Republikański senator Roger Wicker w tym tygodniu postanowił dowiedzieć się, czy Seagate, Toshiba i Western Digital przestrzegają zasady, która zakazuje wysyłania dysków twardych do Huawei lub jakiejkolwiek filii bez licencji. Obecnie twierdzi, że jest w trakcie procesu ustalania faktów dotyczących tego, czy wiodący światowi dostawcy dysków twardych stosują się do przepisów.
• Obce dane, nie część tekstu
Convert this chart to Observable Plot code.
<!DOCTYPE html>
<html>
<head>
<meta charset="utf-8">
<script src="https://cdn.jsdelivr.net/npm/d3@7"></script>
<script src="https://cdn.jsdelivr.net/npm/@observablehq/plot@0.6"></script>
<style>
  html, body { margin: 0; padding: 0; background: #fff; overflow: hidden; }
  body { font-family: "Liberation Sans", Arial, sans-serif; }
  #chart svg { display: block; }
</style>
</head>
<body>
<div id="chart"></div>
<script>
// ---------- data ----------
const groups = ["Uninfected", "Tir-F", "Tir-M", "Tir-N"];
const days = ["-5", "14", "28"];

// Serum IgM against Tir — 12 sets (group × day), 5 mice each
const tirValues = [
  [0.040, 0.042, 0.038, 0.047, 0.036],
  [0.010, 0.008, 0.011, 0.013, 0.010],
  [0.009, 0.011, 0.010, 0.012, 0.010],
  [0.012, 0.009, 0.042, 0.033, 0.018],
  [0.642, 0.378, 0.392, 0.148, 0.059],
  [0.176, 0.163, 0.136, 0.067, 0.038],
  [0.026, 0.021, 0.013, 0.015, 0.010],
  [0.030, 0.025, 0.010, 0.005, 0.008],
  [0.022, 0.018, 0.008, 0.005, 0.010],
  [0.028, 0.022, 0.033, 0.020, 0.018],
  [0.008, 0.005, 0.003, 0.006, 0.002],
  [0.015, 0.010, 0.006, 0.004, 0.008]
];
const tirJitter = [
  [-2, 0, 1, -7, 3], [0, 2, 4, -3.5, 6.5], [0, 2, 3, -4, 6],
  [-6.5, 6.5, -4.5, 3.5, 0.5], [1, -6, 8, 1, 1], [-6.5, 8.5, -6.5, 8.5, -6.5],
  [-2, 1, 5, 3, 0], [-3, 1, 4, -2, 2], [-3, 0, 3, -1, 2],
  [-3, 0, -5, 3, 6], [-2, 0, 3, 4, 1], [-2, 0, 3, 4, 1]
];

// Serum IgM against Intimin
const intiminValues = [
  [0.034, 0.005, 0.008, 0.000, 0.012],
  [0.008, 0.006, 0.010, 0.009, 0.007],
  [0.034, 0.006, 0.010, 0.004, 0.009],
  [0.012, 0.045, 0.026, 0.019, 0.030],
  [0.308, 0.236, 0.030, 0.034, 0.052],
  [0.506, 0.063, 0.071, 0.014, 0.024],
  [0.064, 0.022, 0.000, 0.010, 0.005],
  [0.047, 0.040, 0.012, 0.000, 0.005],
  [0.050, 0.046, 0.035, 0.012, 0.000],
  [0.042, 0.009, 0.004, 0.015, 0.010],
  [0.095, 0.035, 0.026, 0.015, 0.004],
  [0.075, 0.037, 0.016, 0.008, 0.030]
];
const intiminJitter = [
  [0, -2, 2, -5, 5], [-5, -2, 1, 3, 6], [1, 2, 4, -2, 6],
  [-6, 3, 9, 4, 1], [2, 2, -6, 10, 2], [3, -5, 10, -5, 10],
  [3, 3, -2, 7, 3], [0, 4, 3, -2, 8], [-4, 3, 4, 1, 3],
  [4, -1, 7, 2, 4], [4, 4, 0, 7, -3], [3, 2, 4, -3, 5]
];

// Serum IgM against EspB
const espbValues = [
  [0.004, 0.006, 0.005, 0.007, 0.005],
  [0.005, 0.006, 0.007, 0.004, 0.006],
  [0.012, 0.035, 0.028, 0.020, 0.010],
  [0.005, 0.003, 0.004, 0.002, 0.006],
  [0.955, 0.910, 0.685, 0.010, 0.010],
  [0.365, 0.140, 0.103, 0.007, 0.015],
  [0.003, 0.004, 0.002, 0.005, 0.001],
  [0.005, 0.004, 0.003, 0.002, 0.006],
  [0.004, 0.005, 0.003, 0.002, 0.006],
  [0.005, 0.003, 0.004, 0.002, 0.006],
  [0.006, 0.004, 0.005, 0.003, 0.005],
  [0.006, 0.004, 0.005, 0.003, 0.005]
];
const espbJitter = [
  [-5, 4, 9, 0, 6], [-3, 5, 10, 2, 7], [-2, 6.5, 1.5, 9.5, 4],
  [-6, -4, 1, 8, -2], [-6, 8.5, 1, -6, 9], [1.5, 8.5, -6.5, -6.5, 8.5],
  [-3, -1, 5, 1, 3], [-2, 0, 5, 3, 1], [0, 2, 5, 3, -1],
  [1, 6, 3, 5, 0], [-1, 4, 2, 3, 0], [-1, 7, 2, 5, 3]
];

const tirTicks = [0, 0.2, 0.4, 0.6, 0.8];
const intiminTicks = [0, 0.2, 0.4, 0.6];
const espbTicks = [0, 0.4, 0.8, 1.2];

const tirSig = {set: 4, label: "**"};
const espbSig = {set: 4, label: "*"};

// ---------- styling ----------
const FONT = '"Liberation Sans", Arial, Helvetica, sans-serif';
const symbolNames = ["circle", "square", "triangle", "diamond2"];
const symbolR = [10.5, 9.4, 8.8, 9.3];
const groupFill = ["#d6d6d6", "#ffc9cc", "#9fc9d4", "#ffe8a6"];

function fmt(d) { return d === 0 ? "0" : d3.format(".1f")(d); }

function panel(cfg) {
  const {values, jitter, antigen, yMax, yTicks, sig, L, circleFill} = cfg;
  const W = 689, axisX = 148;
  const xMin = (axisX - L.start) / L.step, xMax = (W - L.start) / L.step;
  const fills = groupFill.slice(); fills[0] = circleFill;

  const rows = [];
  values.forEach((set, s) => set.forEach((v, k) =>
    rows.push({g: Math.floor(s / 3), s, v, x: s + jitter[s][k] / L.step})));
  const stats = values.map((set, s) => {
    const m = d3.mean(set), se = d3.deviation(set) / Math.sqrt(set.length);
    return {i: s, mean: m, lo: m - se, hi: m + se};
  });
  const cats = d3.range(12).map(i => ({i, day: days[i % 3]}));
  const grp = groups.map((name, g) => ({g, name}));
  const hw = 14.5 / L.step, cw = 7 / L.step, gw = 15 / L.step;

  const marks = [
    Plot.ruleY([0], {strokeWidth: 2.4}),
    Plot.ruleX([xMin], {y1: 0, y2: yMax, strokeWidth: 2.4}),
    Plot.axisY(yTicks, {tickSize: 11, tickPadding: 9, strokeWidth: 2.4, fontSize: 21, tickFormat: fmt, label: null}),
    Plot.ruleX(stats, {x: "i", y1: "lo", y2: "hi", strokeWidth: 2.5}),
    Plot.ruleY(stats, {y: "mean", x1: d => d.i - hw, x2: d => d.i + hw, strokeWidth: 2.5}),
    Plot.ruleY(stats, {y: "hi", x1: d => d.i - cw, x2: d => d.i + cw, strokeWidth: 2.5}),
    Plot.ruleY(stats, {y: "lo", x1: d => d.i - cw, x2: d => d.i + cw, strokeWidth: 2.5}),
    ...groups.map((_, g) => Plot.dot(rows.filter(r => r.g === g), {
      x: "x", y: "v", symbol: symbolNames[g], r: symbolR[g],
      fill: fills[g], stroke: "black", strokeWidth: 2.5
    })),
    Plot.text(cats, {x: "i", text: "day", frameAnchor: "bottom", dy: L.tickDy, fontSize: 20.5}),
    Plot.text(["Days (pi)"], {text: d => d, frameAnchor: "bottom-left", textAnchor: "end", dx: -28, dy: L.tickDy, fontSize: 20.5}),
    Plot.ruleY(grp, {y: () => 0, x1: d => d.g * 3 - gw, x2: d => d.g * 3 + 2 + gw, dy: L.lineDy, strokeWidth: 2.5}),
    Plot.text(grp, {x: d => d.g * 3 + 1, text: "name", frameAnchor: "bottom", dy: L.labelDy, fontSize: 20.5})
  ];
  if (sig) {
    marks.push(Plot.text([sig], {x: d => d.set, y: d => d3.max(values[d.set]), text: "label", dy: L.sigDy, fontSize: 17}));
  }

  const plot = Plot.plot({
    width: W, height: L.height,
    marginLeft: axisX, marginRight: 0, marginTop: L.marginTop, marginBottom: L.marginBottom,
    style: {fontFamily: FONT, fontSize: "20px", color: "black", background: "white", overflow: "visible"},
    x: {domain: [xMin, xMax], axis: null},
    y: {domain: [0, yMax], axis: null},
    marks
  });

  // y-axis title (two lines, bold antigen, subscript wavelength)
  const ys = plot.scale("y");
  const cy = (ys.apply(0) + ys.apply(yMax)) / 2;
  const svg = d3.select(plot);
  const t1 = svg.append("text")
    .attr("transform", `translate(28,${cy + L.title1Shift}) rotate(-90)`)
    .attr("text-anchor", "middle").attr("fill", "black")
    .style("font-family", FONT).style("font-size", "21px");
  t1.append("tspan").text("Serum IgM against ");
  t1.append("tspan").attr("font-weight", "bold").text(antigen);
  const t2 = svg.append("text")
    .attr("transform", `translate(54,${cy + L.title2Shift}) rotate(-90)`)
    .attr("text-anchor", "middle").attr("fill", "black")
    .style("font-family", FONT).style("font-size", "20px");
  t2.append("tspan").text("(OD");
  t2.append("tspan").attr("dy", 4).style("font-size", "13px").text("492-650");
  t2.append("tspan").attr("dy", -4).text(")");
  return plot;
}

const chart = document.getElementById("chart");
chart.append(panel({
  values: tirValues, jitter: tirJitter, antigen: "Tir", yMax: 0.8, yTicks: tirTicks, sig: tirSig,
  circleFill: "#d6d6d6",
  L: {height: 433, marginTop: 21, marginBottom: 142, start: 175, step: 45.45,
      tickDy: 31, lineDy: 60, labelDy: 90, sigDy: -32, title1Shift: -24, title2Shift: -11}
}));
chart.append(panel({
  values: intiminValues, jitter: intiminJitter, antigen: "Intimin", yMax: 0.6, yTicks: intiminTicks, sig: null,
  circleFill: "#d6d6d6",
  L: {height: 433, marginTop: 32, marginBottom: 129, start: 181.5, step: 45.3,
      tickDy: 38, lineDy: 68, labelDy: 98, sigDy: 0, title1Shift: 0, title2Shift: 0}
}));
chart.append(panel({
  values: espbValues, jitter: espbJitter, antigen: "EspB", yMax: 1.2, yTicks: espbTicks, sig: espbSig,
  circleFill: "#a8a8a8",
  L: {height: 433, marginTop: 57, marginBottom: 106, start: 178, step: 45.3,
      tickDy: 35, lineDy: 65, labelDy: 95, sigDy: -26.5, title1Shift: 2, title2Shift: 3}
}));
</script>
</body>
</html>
W sierpniu ubiegłego roku Departament Handlu USA nałożył nowe zasady, które wymagały od każdej firmy, która sprzedaje sprzęt, oprogramowanie, sprzęt lub jakiekolwiek inne aktywa zaprojektowane i / lub zbudowane przy użyciu amerykańskiej własności intelektualnej do Huaweia, aby uzyskać specjalną licencję eksportową od rządu USA. Takie licencje są zazwyczaj rozpatrywane na podstawie domniemania polityki odmowy, więc ich uzyskanie jest szczególnie trudne.

Zobacz też: Poczta zgubiła paczkę i tłumaczy, że to wina… epidemii? Zaskakujące pismo

We wrześniu ubiegłego roku dwaj amerykańscy producenci dysków twardych mieli różne poglądy na temat nowych przepisów. Western Digital oświadczył, że zaprzestał dostaw dysków twardych i SSD do firmy Huawei i złożył wniosek o licencję, natomiast Seagate rozpoczął dochodzenie, aby dowiedzieć się, czy rzeczywiście potrzebuje licencji. Toshiba jest firmą japońską, więc współpraca z Huawei może być dla niej nieco łatwiejsza. Ponieważ jednak korzysta ona z wielu technologii opracowanych w Stanach Zjednoczonych i tak musi uzyskać licencję od amerykańskiego DoC. Huawei natomiast twierdzi, że zgromadził wystarczające zapasy komponentów, aby utrzymać działalność przez jakiś czas. Nie należy również wykluczać, że Huawei kupuje dyski na otwartym rynku, bez bezpośredniego kontaktu z producentami.